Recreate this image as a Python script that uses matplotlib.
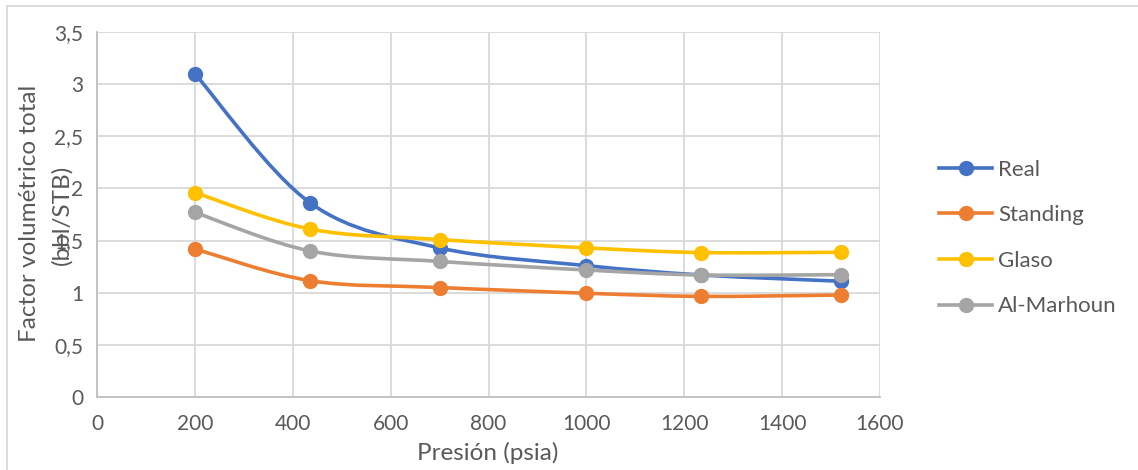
import numpy as np
import matplotlib.pyplot as plt
from matplotlib.path import Path
from matplotlib.patches import PathPatch
from matplotlib.lines import Line2D
from matplotlib.ticker import FuncFormatter

plt.rcParams['font.family'] = ['Lato', 'DejaVu Sans']

presion = [200, 436, 700, 1000, 1235, 1520]
real = [3.10, 1.86, 1.43, 1.26, 1.17, 1.11]
standing = [1.42, 1.115, 1.05, 0.995, 0.965, 0.978]
glaso = [1.96, 1.61, 1.51, 1.43, 1.385, 1.388]
al_marhoun = [1.77, 1.40, 1.30, 1.218, 1.17, 1.173]

series = [('Real', real, '#4472C4'),
          ('Standing', standing, '#ED7D31'),
          ('Glaso', glaso, '#FFC000'),
          ('Al-Marhoun', al_marhoun, '#A5A5A5')]

grey_txt = '#595959'
fs = 15

fig = plt.figure(figsize=(11.38, 4.70), dpi=100)
ax = fig.add_axes([97 / 1138, 73 / 470, 783 / 1138, 365 / 470])
ax.set_xlim(0, 1600)
ax.set_ylim(0, 3.5)

# pixel scale so the smoothing works like Excel's (on screen, not on data)
sx = 783 / 1600
sy = 365 / 3.5


def smooth_path(xs, ys):
    p = np.column_stack([np.array(xs) * sx, np.array(ys) * sy])
    n = len(p)
    verts = [p[0]]
    codes = [Path.MOVETO]
    for i in range(n - 1):
        p0 = p[i - 1] if i > 0 else p[i]
        p3 = p[i + 2] if i + 2 < n else p[i + 1]
        c1 = p[i] + (p[i + 1] - p0) / 6
        c2 = p[i + 1] - (p3 - p[i]) / 6
        verts += [c1, c2, p[i + 1]]
        codes += [Path.CURVE4] * 3
    verts = np.array(verts) / [sx, sy]
    return Path(verts, codes)


handles = []
for i, (name, vals, col) in enumerate(series):
    patch = PathPatch(smooth_path(presion, vals), facecolor='none', edgecolor=col,
                      lw=2.6, capstyle='round', joinstyle='round', zorder=3 + i)
    ax.add_patch(patch)
    ax.plot(presion, vals, 'o', color=col, ms=10, zorder=3 + i)
    handles.append(Line2D([], [], color=col, lw=2.6, marker='o', ms=10))

ax.set_xticks(np.arange(0, 1601, 200))
ax.set_yticks(np.arange(0, 3.51, 0.5))
ax.yaxis.set_major_formatter(FuncFormatter(lambda v, p: ('%g' % v).replace('.', ',')))
ax.grid(True, color='#D9D9D9', lw=1.3)
ax.set_axisbelow(True)
for s in ['top', 'right']:
    ax.spines[s].set_visible(False)
for s in ['left', 'bottom']:
    ax.spines[s].set_color('#BFBFBF')
    ax.spines[s].set_linewidth(1.3)
ax.tick_params(length=0, labelsize=fs, labelcolor=grey_txt, pad=10)
ax.tick_params(axis='x', pad=12)

fig.text(488 / 1138, 1 - 453 / 470, 'Presión (psia)', ha='center', va='center',
         fontsize=17.5, color=grey_txt)
fig.text(30 / 1138, 1 - 213 / 470, 'Factor volumétrico total', rotation=90,
         ha='center', va='center', fontsize=17.5, color=grey_txt)
fig.text(62 / 1138, 1 - 215 / 470, '(bbl/STB)', rotation=90,
         ha='center', va='center', fontsize=17.5, color=grey_txt)

fig.legend(handles, [s[0] for s in series], loc='center left',
           bbox_to_anchor=(919 / 1138, 1 - 238 / 470), frameon=False,
           fontsize=16, labelcolor=grey_txt, handlelength=2.4,
           handletextpad=0.25, labelspacing=1.15)

# chart area border (top and left edges visible)
fig.add_artist(Line2D([7 / 1138, 7 / 1138], [0, 1 - 6 / 470], color='#D9D9D9', lw=1.3))
fig.add_artist(Line2D([7 / 1138, 1], [1 - 6 / 470, 1 - 6 / 470], color='#D9D9D9', lw=1.3))

fig.savefig('out.png', dpi=100)
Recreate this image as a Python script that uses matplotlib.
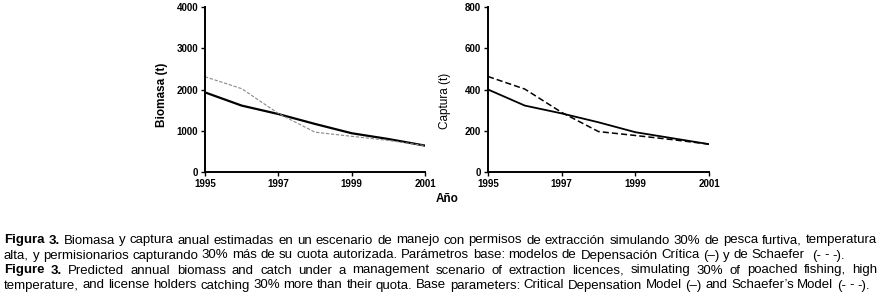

__________

### YOUR OBJECTIVE
Find each line holding "matplotlib". Copy it out.

### TASK SOLUTION
Recreate this image as a Python script that uses matplotlib.
import matplotlib.pyplot as plt
from matplotlib.path import Path
from matplotlib.patches import PathPatch
from matplotlib.lines import Line2D
from matplotlib.ticker import FuncFormatter
Recreate this image as a Python script that uses matplotlib.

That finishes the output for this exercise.